Koruptor Tak Layak Awasi BUMN
LAMA hilang dari sorotan publik, pada 18 Februari 2021 lalu nama Emir Moeis muncul sebagai komisaris PT Pupuk Iskandar Muda (PIM), yang merupakan anak usaha perusahaan milik negara Pupuk Indonesia Holding Company (PIHC). Penunjukan politikus senior PDIP itu memancing pertanyaan: apakah tak ada orang lain yang mampu di negeri sebesar ini sehingga bekas koruptor pun ditugasi menjadi pengawas perusahaan milik negara?
Emir terbukti korupsi, menerima sogokan sebesar US$ 357 ribu dari PT Alstom Power Amerika dan PT Marubeni Jepang terkait dengan pembangunan proyek Pembangkit Listrik Tenaga Uap (PLTU) Tarahan, Lampung. Tiga tahun mendekam di Lembaga Pemasyarakatan Sukamiskin, Bandung, dia bebas pada 2016. Diduga penunjukan Emir tidak lepas dari posisinya di PDIP.
Memang, pengangkatan dewan direksi dan komisaris PIM lebih banyak ditentukan oleh pemegang saham langsung, yakni PIHC. Tapi Menteri Badan Usaha Milik Negara (BUMN) Erick Thohir tidak bisa berlindung di balik struktur manajemen tersebut. Selaku perwakilan negara, Kementerian masih memegang saham dwiwarna seri A di setiap anak usaha BUMN. Dengan demikian, pengangkatan komisaris di setiap anak usaha tetap memerlukan persetujuan Kementerian BUMN.
Apalagi pengangkatan Emir jelas melanggar peraturan Menteri BUMN tentang persyaratan dan tata cara pengangkatan serta pemberhentian direksi dan komisaris anak perusahaan BUMN. Misalnya, ada aturan bahwa calon komisaris harus memenuhi persyaratan materiil, di antaranya penilaian riwayat hidup. Lolosnya Emir menunjukkan bahwa penilaian tersebut tidak dilakukan. Atau, jika itu dilakukan, integritas tim penilai yang menganggap mantan narapidana korupsi layak mengawasi perusahaan milik negara patut dipertanyakan.

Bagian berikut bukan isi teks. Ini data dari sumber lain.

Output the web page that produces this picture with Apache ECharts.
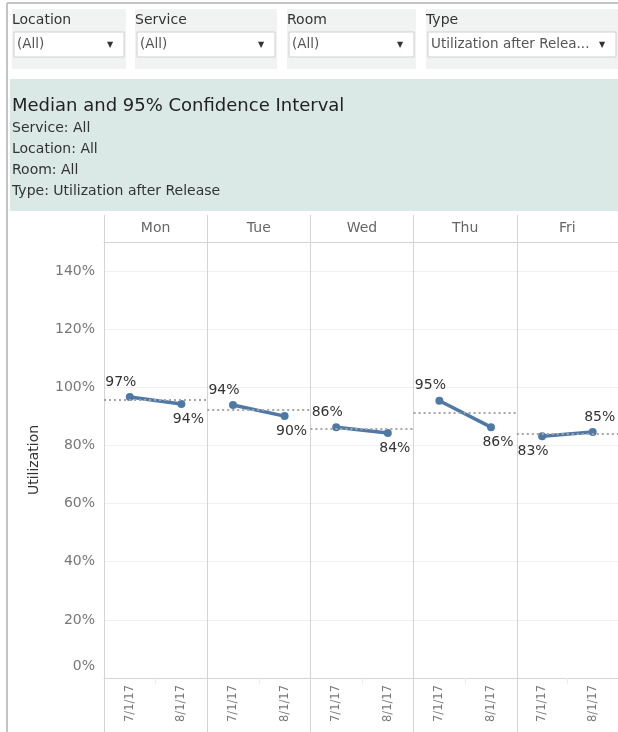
<!DOCTYPE html>
<html>
<head>
<meta charset="utf-8">
<script src="https://cdn.jsdelivr.net/npm/echarts@6/dist/echarts.min.js"></script>
<style>
html,body{margin:0;padding:0;background:#fff;}
#chart{width:618px;height:732px;}
</style>
</head>
<body>
<div id="chart"></div>
<script>
// ---- data ----
const days = ['Mon', 'Tue', 'Wed', 'Thu', 'Fri'];
const dates = ['7/1/17', '8/1/17'];
const julyValues = [96.7, 93.9, 86.3, 95.4, 83.2];
const augustValues = [94.3, 90.1, 84.3, 86.3, 84.6];
const medianValues = [95.6, 92.2, 85.8, 91.3, 84.0];
const yTickValues = [0, 20, 40, 60, 80, 100, 120, 140];
const filterLabels = ['Location', 'Service', 'Room', 'Type'];
const filterValues = ['(All)', '(All)', '(All)', 'Utilization after Relea...'];
const titleText = 'Median and 95% Confidence Interval';
const subtitleLines = ['Service: All', 'Location: All', 'Room: All', 'Type: Utilization after Release'];

const FONT = 'DejaVu Sans';
const chart = echarts.init(document.getElementById('chart'), null, {renderer: 'canvas'});

// ---- layout ----
const plotLeft = 104, plotTop = 242, plotBottom = 678, panelW = 103.2;
const lineColor = '#4e79a7';
const frameColor = '#d4d4d4';

const grids = [], xAxes = [], yAxes = [], series = [];
days.forEach((day, i) => {
  grids.push({left: plotLeft + i * panelW, top: plotTop, width: panelW, height: plotBottom - plotTop, containLabel: false});
  // date axis (bottom)
  xAxes.push({
    type: 'category', gridIndex: i, data: dates, position: 'bottom', boundaryGap: true,
    axisLine: {show: true, lineStyle: {color: frameColor, width: 1}},
    axisTick: {show: true, length: 6, interval: 0, lineStyle: {color: '#ececec'}},
    axisLabel: {rotate: 90, fontFamily: FONT, fontSize: 11.5, color: '#777', margin: 7, interval: 0}
  });
  // day header (top)
  xAxes.push({
    type: 'category', gridIndex: i, data: [day], position: 'top', boundaryGap: true,
    axisLine: {show: true, lineStyle: {color: frameColor, width: 1}},
    axisTick: {show: true, length: 27, lineStyle: {color: frameColor}},
    axisLabel: {fontFamily: FONT, fontSize: 14, color: '#666', margin: 7}
  });
  // panel separators below plot
  xAxes.push({
    type: 'category', gridIndex: i, data: [''], position: 'bottom', boundaryGap: true,
    axisLine: {show: false},
    axisTick: {show: true, length: 54, lineStyle: {color: frameColor}},
    axisLabel: {show: false}
  });
  yAxes.push({
    type: 'value', gridIndex: i, min: 0, max: 150, interval: 20,
    name: i === 0 ? 'Utilization' : '',
    nameLocation: 'middle', nameGap: 63, nameRotate: 90,
    nameTextStyle: {fontFamily: FONT, fontSize: 14, color: '#333'},
    axisLine: {show: true, lineStyle: {color: frameColor, width: 1}},
    axisTick: {show: false},
    splitLine: {show: true, lineStyle: {color: '#f0f0f0', width: 1}},
    axisLabel: {
      show: i === 0, showMaxLabel: true, margin: 9, fontFamily: FONT, fontSize: 14, color: '#777',
      formatter: v => yTickValues.indexOf(v) < 0 ? '' : (v === 0 ? '{z|0%}' : v + '%'),
      rich: {z: {fontFamily: FONT, fontSize: 14, color: '#777', padding: [0, 0, 24, 0]}}
    }
  });
  const v0 = julyValues[i], v1 = augustValues[i];
  const firstUp = v0 >= v1;
  series.push({
    type: 'line', xAxisIndex: i * 3, yAxisIndex: i,
    data: [
      {value: v0, label: {position: firstUp ? 'top' : 'bottom', offset: [-9, 0]}},
      {value: v1, label: {position: firstUp ? 'bottom' : 'top', offset: [7, 0]}}
    ],
    symbol: 'circle', symbolSize: 8,
    lineStyle: {color: lineColor, width: 3.5},
    itemStyle: {color: lineColor},
    label: {show: true, distance: 4, fontFamily: FONT, fontSize: 14, color: '#333',
            formatter: p => Math.round(p.value) + '%'},
    markLine: {
      silent: true, symbol: ['none', 'none'],
      label: {show: false},
      lineStyle: {color: '#a6a6a6', type: [2, 3], width: 2},
      data: [{yAxis: medianValues[i]}]
    },
    z: 3
  });
});

// ---- header (filters + title panel) ----
const filterBoxes = [[12, 114], [135, 142], [287, 129], [426, 192]];
const graphics = [];
graphics.push({type: 'line', shape: {x1: 7, y1: 3, x2: 618, y2: 3}, style: {stroke: '#c4c4c4', lineWidth: 2}});
graphics.push({type: 'line', shape: {x1: 7, y1: 3, x2: 7, y2: 732}, style: {stroke: '#c4c4c4', lineWidth: 2}});
filterLabels.forEach((lab, i) => {
  const [bx, bw] = filterBoxes[i];
  graphics.push({type: 'rect', shape: {x: bx, y: 9, width: bw, height: 60}, style: {fill: '#f1f3f3'}, z: 1});
  graphics.push({type: 'rect', shape: {x: bx + 2, y: 32, width: bw - 4, height: 25},
    style: {fill: '#fff', stroke: '#cfcfcf', lineWidth: 1}, z: 2});
  graphics.push({type: 'text', x: bx, y: 20, z: 3,
    style: {text: lab, fontFamily: FONT, fontSize: 14, fill: '#333', verticalAlign: 'middle'}});
  graphics.push({type: 'text', x: bx + 5, y: 44.5, z: 3,
    style: {text: filterValues[i], fontFamily: FONT, fontSize: 13.5, fill: '#555', verticalAlign: 'middle'}});
  graphics.push({type: 'text', x: bx + bw - 16, y: 44.5, z: 3,
    style: {text: '▼', fontFamily: FONT, fontSize: 8, fill: '#333', align: 'center', verticalAlign: 'middle'}});
});
graphics.push({type: 'rect', shape: {x: 10, y: 79, width: 608, height: 132}, style: {fill: '#dae8e6'}, z: 1});
graphics.push({type: 'text', x: 12, y: 106, z: 3,
  style: {text: titleText, fontFamily: FONT, fontSize: 18, fill: '#222', verticalAlign: 'middle'}});
subtitleLines.forEach((t, k) => {
  graphics.push({type: 'text', x: 12, y: 128 + k * 21, z: 3,
    style: {text: t, fontFamily: FONT, fontSize: 14, fill: '#333', verticalAlign: 'middle'}});
});

chart.setOption({
  animation: false,
  backgroundColor: '#fff',
  grid: grids,
  xAxis: xAxes,
  yAxis: yAxes,
  series: series,
  graphic: graphics
});
</script>
</body>
</html>
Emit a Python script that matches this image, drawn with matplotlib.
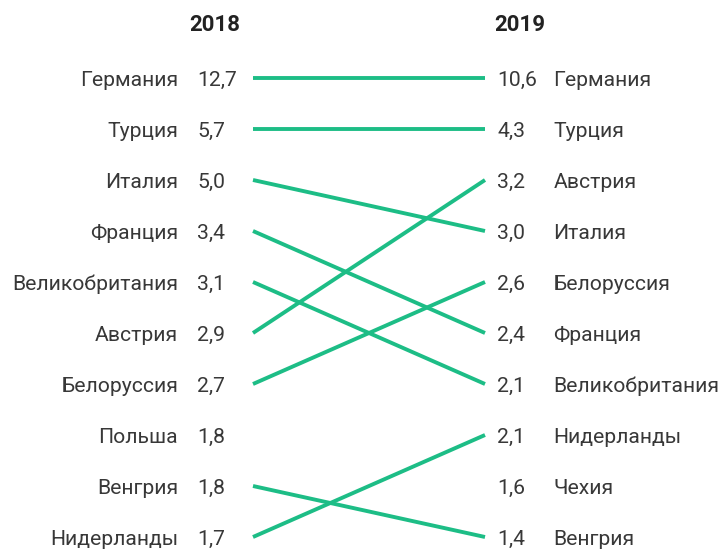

Saat mulai menjabat, Erick sesumbar hendak mereformasi pengelolaan BUMN. Nyatanya, Erick masih sama saja dengan menteri-menteri terdahulu, yang menjadikan BUMN dan anak usahanya sebagai gula-gula buat orang-orang yang terafiliasi dengan partai, politikus, dan pejabat.
Mungkin membosankan, tapi seruan ini harus terus kami sampaikan: berhentilah memperlakukan perusahaan negara sebagai alat tawar kekuasaan. BUMN bukan milik menteri, bukan milik partai, bukan juga milik presiden. BUMN adalah milik negara, yang oleh undang-undang diberi tugas membantu perekonomian, menyediakan barang dan jasa, membuka lapangan kerja.
Mendudukkan sembarang orang, apalagi koruptor, di tampuk kepemimpinan BUMN sama saja dengan mengkhianati tujuan tersebut. Kerugian negara jadi berlipat: selain membayar mahal orang yang tak patut, langkah itu melemahkan upaya pengawasan BUMN sendiri. Ya, bagaimana mungkin mengepel lantai dengan kaki penuh lumpur.
Menteri Erick pernah mempopulerkan jargon AKHLAK, maksudnya dalam BUMN seseorang mesti amanah, kompeten, harmonis, loyal, adaptif, dan kooperatif. Semestinya dia membuktikan hal itu dengan menunjuk orang yang benar untuk mengelola dan mengawasi BUMN.